§ **WORK REQUIRED**
Return the material exactly, first line through the line containing "const minorMultipliers = [2, 3, 4, 5, 6, 7, 8, 9];", and nothing more. Pictures stay out.

---

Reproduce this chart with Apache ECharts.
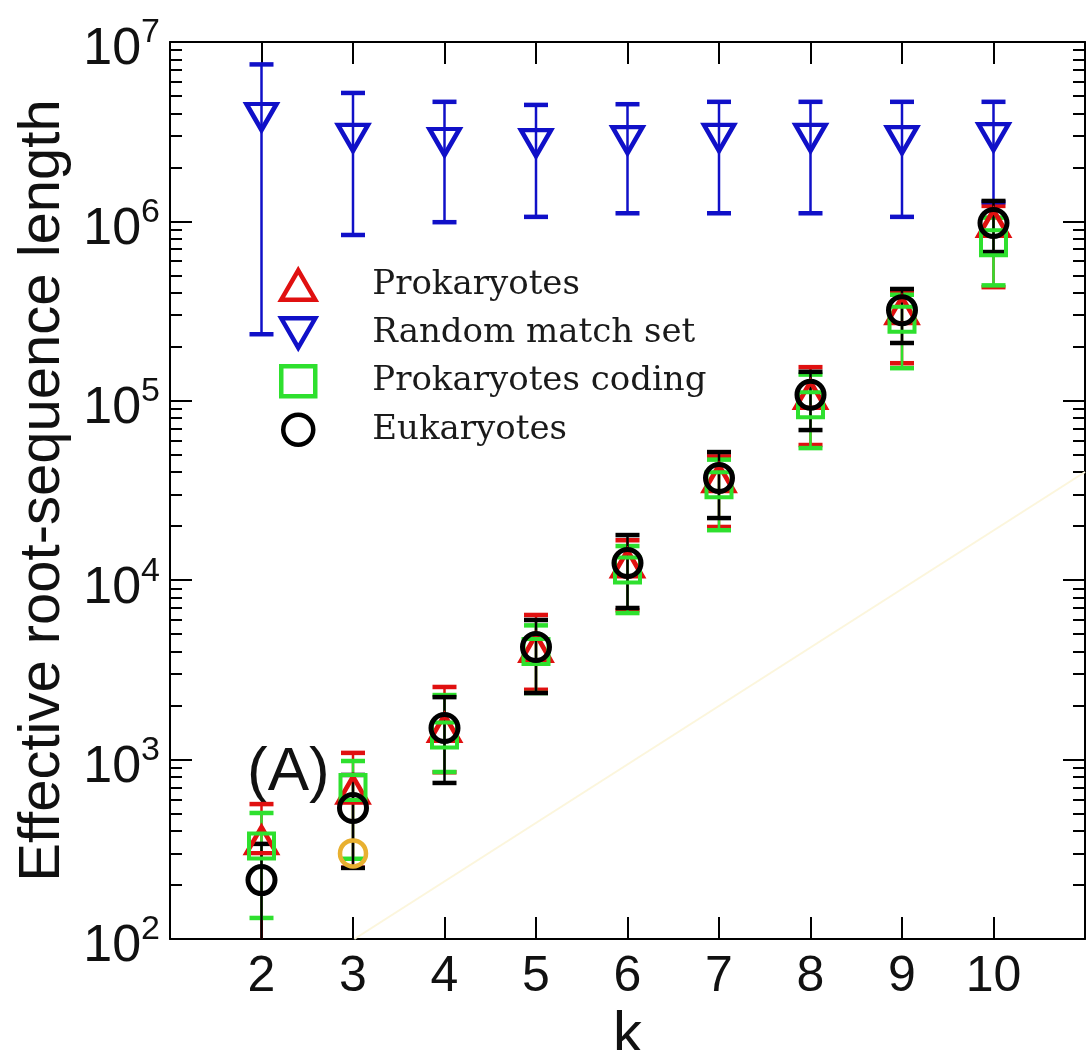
<!DOCTYPE html>
<html>
<head>
<meta charset="utf-8">
<script src="https://cdn.jsdelivr.net/npm/echarts@6/dist/echarts.min.js"></script>
<style>html,body{margin:0;padding:0;background:#fff;}#chart{width:1092px;height:1050px;}</style>
</head>
<body>
<div id="chart"></div>
<script>
// ---- data ----
const kValues = [2, 3, 4, 5, 6, 7, 8, 9, 10];

const prokMid  = [356, 680, 1500, 4200, 12400, 37000, 108000, 320000, 980000];
const prokHigh = [565, 1090, 2540, 6400, 16700, 49000, 154000, 400000, 1220000];
const prokLow  = [90, 250, 850, 2450, 6800, 19800, 56700, 162000, 430000];

const randMid  = [3820000, 2920000, 2770000, 2730000, 2840000, 2920000, 2920000, 2840000, 2950000];
const randHigh = [7500000, 5200000, 4640000, 4460000, 4500000, 4640000, 4640000, 4640000, 4640000];
const randLow  = [235000, 840000, 990000, 1060000, 1110000, 1110000, 1110000, 1060000, 1280000];

const codMid  = [330, 700, 1370, 4000, 11400, 34000, 95000, 285000, 760000];
const codHigh = [504, 982, 2290, 5600, 15500, 47000, 140000, 390000, 1050000];
const codLow  = [131, 280, 853, 2350, 6560, 19000, 54500, 152000, 440000];

const eukMid  = [213, 537, 1500, 4240, 12470, 37100, 108000, 320000, 980000];
const eukHigh = [339, 821, 2230, 6000, 17850, 51800, 145000, 420000, 1300000];
const eukLow  = [60, 249, 741, 2350, 7000, 22200, 68700, 210000, 675000];

const extraK = [3];
const extraMid = [300];

const fitK = [3.015, 11];
const fitVal = [100, 40100];

const xTickLabels = [2, 3, 4, 5, 6, 7, 8, 9, 10];
const yDecades = [2, 3, 4, 5, 6, 7];
const minorMultipliers = [2, 3, 4, 5, 6, 7, 8, 9];

const seriesNames = ['Prokaryotes', 'Random match set', 'Prokaryotes coding', 'Eukaryotes'];

// ---- helpers ----
const minorLogPositions = [];
yDecades.slice(0, -1).forEach(d => minorMultipliers.forEach(m => minorLogPositions.push(Math.log10(m) + d)));

function pts(xs, ys) { return xs.map((x, i) => [x, ys[i]]); }
function bars(xs, lo, hi) { return xs.map((x, i) => [x, lo[i], hi[i]]); }

function errSeries(color, data) {
  return {
    type: 'custom', data: data, clip: true, silent: true,
    xAxisIndex: 0, yAxisIndex: 0,
    dimensions: ['k', 'low', 'high'],
    encode: { x: 'k', y: ['low', 'high'] },
    renderItem: function (params, api) {
      const x = api.value('k'), lo = api.value('low'), hi = api.value('high');
      const a = api.coord([x, lo]), b = api.coord([x, hi]);
      const hw = 12;
      return { type: 'group', children: [
        { type: 'line', shape: { x1: a[0], y1: a[1], x2: b[0], y2: b[1] }, style: { stroke: color, lineWidth: 2.5 } },
        { type: 'line', shape: { x1: a[0] - hw, y1: a[1], x2: a[0] + hw, y2: a[1] }, style: { stroke: color, lineWidth: 4.5 } },
        { type: 'line', shape: { x1: b[0] - hw, y1: b[1], x2: b[0] + hw, y2: b[1] }, style: { stroke: color, lineWidth: 4.5 } }
      ]};
    }
  };
}

function ptSeries(name, color, symbol, size, bw, data) {
  return {
    type: 'scatter', name: name, data: data, symbol: symbol, symbolSize: size,
    xAxisIndex: 0, yAxisIndex: 0, silent: true,
    itemStyle: { color: 'rgba(0,0,0,0)', borderColor: color, borderWidth: bw, opacity: 1 }
  };
}

const RED = '#e01010', BLUE = '#1010c8', GREEN = '#2ee02e', BLACK = '#000000', ORANGE = '#e8b030';
const downTri = 'path://M0,0 L20,0 L10,17.32 Z';
const upTri = 'path://M10,0 L20,17.32 L0,17.32 Z';

const axisLineStyle = { show: true, onZero: false, lineStyle: { color: '#000', width: 2 } };
const tickFont = 'Liberation Sans, Arial, sans-serif';

const option = {
  animation: false,
  backgroundColor: '#fff',
  grid: { left: 170, top: 42, width: 915, height: 897, outerBoundsMode: 'none', containLabel: false },
  legend: {
    orient: 'vertical', left: 274, top: 263,
    itemWidth: 34, itemHeight: 30, itemGap: 14,
    data: seriesNames,
    selectedMode: false,
    itemStyle: { borderWidth: 4.5 },
    textStyle: { fontFamily: 'DejaVu Serif, serif', fontSize: 34, color: '#1a1a1a', padding: [0, 0, 0, 52], lineHeight: 34 }
  },
  graphic: [{
    type: 'text', left: 247, top: 742,
    style: { text: '(A)', fontSize: 62, fontFamily: tickFont, fill: '#111' }
  }],
  xAxis: [
    {
      type: 'value', min: 1, max: 11, position: 'bottom',
      axisLine: axisLineStyle,
      axisTick: { show: true, inside: true, length: 22, customValues: xTickLabels, lineStyle: { color: '#000', width: 2 } },
      axisLabel: { customValues: xTickLabels, fontSize: 50, fontFamily: tickFont, color: '#111', margin: 13 },
      splitLine: { show: false },
      name: 'k', nameLocation: 'middle', nameGap: 46,
      nameTextStyle: { fontSize: 58, fontFamily: tickFont, color: '#111' }
    },
    {
      type: 'value', min: 1, max: 11, position: 'top',
      axisLine: axisLineStyle,
      axisTick: { show: true, inside: true, length: 22, customValues: xTickLabels, lineStyle: { color: '#000', width: 2 } },
      axisLabel: { show: false },
      splitLine: { show: false }
    }
  ],
  yAxis: [
    {
      type: 'log', logBase: 10, min: 100, max: 10000000, position: 'left',
      axisLine: axisLineStyle,
      axisTick: { show: true, inside: true, length: 22, lineStyle: { color: '#000', width: 2 } },
      axisLabel: {
        margin: 10,
        formatter: function (v) { return '{b|10}{s|' + Math.round(Math.log10(v)) + '}'; },
        rich: {
          b: { fontSize: 52, fontFamily: tickFont, color: '#111', padding: [16, 0, 0, 0] },
          s: { fontSize: 34, fontFamily: tickFont, color: '#111', verticalAlign: 'top', padding: [8, 0, 0, 0] }
        }
      },
      splitLine: { show: false },
      name: 'Effective root-sequence length', nameLocation: 'middle', nameGap: 85,
      nameTextStyle: { fontSize: 58, fontFamily: tickFont, color: '#111' }
    },
    {
      type: 'log', logBase: 10, min: 100, max: 10000000, position: 'right',
      axisLine: axisLineStyle,
      axisTick: { show: true, inside: true, length: 22, lineStyle: { color: '#000', width: 2 } },
      axisLabel: { show: false },
      splitLine: { show: false }
    },
    {
      type: 'value', min: 2, max: 7, position: 'left',
      axisLine: { show: false },
      axisTick: { show: true, inside: true, length: 12, customValues: minorLogPositions, lineStyle: { color: '#000', width: 2 } },
      axisLabel: { show: false },
      splitLine: { show: false }
    },
    {
      type: 'value', min: 2, max: 7, position: 'right',
      axisLine: { show: false },
      axisTick: { show: true, inside: true, length: 12, customValues: minorLogPositions, lineStyle: { color: '#000', width: 2 } },
      axisLabel: { show: false },
      splitLine: { show: false }
    }
  ],
  series: [
    {
      type: 'line', name: 'fit', data: pts(fitK, fitVal), xAxisIndex: 0, yAxisIndex: 0,
      symbol: 'none', silent: true, lineStyle: { color: '#fcf6dc', width: 2 }
    },
    ptSeries('extra', ORANGE, 'circle', 26, 4.5, pts(extraK, extraMid)),
    errSeries(RED, bars(kValues, prokLow, prokHigh)),
    ptSeries(seriesNames[0], RED, upTri, [30, 26], 4.5, pts(kValues, prokMid)),
    errSeries(BLUE, bars(kValues, randLow, randHigh)),
    ptSeries(seriesNames[1], BLUE, downTri, [30, 26], 4.5, pts(kValues, randMid)),
    errSeries(GREEN, bars(kValues, codLow, codHigh)),
    ptSeries(seriesNames[2], GREEN, 'rect', 25, 4, pts(kValues, codMid)),
    errSeries(BLACK, bars(kValues, eukLow, eukHigh)),
    ptSeries(seriesNames[3], BLACK, 'circle', 27, 5, pts(kValues, eukMid))
  ]
};

const chart = echarts.init(document.getElementById('chart'), null, { renderer: 'canvas' });
chart.setOption(option);
</script>
</body>
</html>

---

§ **RESPONSE TO THE TASK**
Reproduce this chart with Apache ECharts.
<!DOCTYPE html>
<html>
<head>
<meta charset="utf-8">
<script src="https://cdn.jsdelivr.net/npm/echarts@6/dist/echarts.min.js"></script>
<style>html,body{margin:0;padding:0;background:#fff;}#chart{width:1092px;height:1050px;}</style>
</head>
<body>
<div id="chart"></div>
<script>
// ---- data ----
const kValues = [2, 3, 4, 5, 6, 7, 8, 9, 10];

const prokMid  = [356, 680, 1500, 4200, 12400, 37000, 108000, 320000, 980000];
const prokHigh = [565, 1090, 2540, 6400, 16700, 49000, 154000, 400000, 1220000];
const prokLow  = [90, 250, 850, 2450, 6800, 19800, 56700, 162000, 430000];

const randMid  = [3820000, 2920000, 2770000, 2730000, 2840000, 2920000, 2920000, 2840000, 2950000];
const randHigh = [7500000, 5200000, 4640000, 4460000, 4500000, 4640000, 4640000, 4640000, 4640000];
const randLow  = [235000, 840000, 990000, 1060000, 1110000, 1110000, 1110000, 1060000, 1280000];

const codMid  = [330, 700, 1370, 4000, 11400, 34000, 95000, 285000, 760000];
const codHigh = [504, 982, 2290, 5600, 15500, 47000, 140000, 390000, 1050000];
const codLow  = [131, 280, 853, 2350, 6560, 19000, 54500, 152000, 440000];

const eukMid  = [213, 537, 1500, 4240, 12470, 37100, 108000, 320000, 980000];
const eukHigh = [339, 821, 2230, 6000, 17850, 51800, 145000, 420000, 1300000];
const eukLow  = [60, 249, 741, 2350, 7000, 22200, 68700, 210000, 675000];

const extraK = [3];
const extraMid = [300];

const fitK = [3.015, 11];
const fitVal = [100, 40100];

const xTickLabels = [2, 3, 4, 5, 6, 7, 8, 9, 10];
const yDecades = [2, 3, 4, 5, 6, 7];
const minorMultipliers = [2, 3, 4, 5, 6, 7, 8, 9];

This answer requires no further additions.